§ **Information provided**
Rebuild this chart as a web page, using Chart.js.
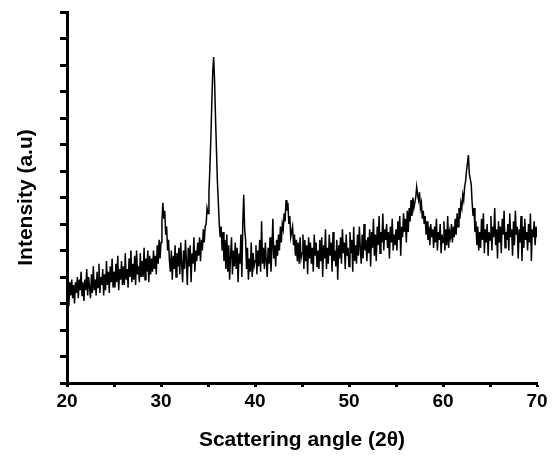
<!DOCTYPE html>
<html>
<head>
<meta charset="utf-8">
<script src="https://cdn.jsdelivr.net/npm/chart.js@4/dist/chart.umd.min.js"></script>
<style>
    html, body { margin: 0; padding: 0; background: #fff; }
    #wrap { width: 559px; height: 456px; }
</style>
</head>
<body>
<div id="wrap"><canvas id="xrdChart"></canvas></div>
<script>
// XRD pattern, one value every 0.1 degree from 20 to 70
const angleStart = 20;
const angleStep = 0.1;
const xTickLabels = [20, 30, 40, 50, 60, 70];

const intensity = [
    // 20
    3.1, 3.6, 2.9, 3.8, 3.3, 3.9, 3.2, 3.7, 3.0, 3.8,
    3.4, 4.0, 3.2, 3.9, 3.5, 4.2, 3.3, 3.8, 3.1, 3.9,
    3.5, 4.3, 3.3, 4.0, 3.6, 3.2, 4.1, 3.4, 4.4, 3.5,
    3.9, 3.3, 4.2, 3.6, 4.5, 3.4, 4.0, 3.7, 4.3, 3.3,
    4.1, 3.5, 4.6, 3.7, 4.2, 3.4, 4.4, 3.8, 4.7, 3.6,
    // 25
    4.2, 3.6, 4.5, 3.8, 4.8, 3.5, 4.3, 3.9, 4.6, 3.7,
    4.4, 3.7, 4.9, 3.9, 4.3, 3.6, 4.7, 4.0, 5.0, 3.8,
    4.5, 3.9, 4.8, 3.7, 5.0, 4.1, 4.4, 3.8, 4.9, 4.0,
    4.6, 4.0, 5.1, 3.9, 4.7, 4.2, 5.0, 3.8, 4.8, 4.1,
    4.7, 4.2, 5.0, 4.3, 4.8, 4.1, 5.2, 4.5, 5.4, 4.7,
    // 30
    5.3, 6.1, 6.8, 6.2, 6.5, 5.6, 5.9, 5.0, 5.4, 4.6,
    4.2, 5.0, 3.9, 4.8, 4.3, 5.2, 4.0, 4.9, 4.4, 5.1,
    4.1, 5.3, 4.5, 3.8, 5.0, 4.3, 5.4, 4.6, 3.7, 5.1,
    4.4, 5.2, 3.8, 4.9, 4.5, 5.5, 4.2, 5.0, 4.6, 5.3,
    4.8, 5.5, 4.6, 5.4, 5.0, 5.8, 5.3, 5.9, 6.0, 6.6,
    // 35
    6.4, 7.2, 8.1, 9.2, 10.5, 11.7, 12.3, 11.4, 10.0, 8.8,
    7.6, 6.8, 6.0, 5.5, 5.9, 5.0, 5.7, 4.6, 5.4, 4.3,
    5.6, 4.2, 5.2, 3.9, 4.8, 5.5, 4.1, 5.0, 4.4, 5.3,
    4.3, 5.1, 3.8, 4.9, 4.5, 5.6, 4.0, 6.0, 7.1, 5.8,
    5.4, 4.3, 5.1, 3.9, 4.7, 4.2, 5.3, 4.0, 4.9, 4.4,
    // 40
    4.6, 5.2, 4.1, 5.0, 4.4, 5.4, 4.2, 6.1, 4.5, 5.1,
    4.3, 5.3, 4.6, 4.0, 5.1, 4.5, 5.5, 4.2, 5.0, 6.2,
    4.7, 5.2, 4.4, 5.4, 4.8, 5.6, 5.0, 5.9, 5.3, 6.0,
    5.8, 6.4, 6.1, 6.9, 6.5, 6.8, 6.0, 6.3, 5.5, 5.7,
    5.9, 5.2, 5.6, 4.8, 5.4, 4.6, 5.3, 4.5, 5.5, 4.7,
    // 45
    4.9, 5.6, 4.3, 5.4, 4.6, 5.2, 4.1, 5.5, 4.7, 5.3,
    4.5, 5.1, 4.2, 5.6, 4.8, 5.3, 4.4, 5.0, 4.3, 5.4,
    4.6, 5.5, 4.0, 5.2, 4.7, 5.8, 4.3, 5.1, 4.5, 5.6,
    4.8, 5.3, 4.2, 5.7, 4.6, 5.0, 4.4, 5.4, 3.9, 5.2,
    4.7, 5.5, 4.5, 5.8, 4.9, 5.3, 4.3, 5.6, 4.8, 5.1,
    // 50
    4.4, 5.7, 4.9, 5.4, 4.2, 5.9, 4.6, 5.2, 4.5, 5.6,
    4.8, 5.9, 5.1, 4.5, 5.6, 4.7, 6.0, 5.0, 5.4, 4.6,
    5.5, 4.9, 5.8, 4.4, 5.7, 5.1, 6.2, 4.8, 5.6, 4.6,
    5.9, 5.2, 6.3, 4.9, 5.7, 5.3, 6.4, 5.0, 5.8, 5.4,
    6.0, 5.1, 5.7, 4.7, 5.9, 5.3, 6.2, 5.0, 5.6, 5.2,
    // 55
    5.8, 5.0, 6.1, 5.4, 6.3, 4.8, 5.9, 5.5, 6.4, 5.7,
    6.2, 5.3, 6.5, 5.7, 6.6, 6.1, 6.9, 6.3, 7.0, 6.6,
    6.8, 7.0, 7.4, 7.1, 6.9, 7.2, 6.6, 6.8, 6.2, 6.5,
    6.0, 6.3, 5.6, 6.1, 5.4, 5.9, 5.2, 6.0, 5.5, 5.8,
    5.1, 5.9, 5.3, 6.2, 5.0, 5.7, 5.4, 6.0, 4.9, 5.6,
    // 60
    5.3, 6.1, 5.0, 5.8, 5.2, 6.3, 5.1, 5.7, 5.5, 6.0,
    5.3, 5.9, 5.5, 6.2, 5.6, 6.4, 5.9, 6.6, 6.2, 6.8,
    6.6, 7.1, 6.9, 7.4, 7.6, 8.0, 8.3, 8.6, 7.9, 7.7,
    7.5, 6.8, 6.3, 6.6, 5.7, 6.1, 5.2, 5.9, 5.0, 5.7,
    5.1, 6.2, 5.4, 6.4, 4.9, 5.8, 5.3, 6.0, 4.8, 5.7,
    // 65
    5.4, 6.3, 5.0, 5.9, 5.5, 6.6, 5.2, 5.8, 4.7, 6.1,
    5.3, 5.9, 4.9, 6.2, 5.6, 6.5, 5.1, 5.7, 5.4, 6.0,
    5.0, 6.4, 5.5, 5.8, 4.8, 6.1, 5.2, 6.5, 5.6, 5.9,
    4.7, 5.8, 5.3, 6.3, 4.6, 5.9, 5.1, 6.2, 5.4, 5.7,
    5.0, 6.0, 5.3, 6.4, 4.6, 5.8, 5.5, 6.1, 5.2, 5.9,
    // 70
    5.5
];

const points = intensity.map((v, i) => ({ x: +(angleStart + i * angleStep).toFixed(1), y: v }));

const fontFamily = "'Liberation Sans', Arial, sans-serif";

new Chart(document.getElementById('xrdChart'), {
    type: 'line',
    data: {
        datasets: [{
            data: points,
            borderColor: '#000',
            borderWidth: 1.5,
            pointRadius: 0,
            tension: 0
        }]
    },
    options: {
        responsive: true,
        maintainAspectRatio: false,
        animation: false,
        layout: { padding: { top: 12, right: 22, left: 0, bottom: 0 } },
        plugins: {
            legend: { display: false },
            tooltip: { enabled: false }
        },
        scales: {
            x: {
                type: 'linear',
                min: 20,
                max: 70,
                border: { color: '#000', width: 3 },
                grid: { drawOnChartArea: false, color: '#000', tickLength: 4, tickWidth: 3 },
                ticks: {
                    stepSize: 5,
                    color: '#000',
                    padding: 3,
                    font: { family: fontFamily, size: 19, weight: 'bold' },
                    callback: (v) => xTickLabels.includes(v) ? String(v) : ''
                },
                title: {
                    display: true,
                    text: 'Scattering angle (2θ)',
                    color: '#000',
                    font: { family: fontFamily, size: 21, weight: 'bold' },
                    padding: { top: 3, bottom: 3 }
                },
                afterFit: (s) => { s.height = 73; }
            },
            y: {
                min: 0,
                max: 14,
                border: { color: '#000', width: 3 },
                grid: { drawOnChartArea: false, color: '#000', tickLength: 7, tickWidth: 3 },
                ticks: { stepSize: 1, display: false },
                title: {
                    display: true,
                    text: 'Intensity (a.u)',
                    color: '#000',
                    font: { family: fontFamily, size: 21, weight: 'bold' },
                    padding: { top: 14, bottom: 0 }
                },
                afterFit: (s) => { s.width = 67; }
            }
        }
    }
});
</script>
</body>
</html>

§ **Objective**
Transcribe the opening line of the listing above, please, and every line after it through the line with "const xTickLabels = [20, 30, 40, 50, 60, 70];", word for word, without pictures.

§ **Output for this task**
Rebuild this chart as a web page, using Chart.js.
<!DOCTYPE html>
<html>
<head>
<meta charset="utf-8">
<script src="https://cdn.jsdelivr.net/npm/chart.js@4/dist/chart.umd.min.js"></script>
<style>
    html, body { margin: 0; padding: 0; background: #fff; }
    #wrap { width: 559px; height: 456px; }
</style>
</head>
<body>
<div id="wrap"><canvas id="xrdChart"></canvas></div>
<script>
// XRD pattern, one value every 0.1 degree from 20 to 70
const angleStart = 20;
const angleStep = 0.1;
const xTickLabels = [20, 30, 40, 50, 60, 70];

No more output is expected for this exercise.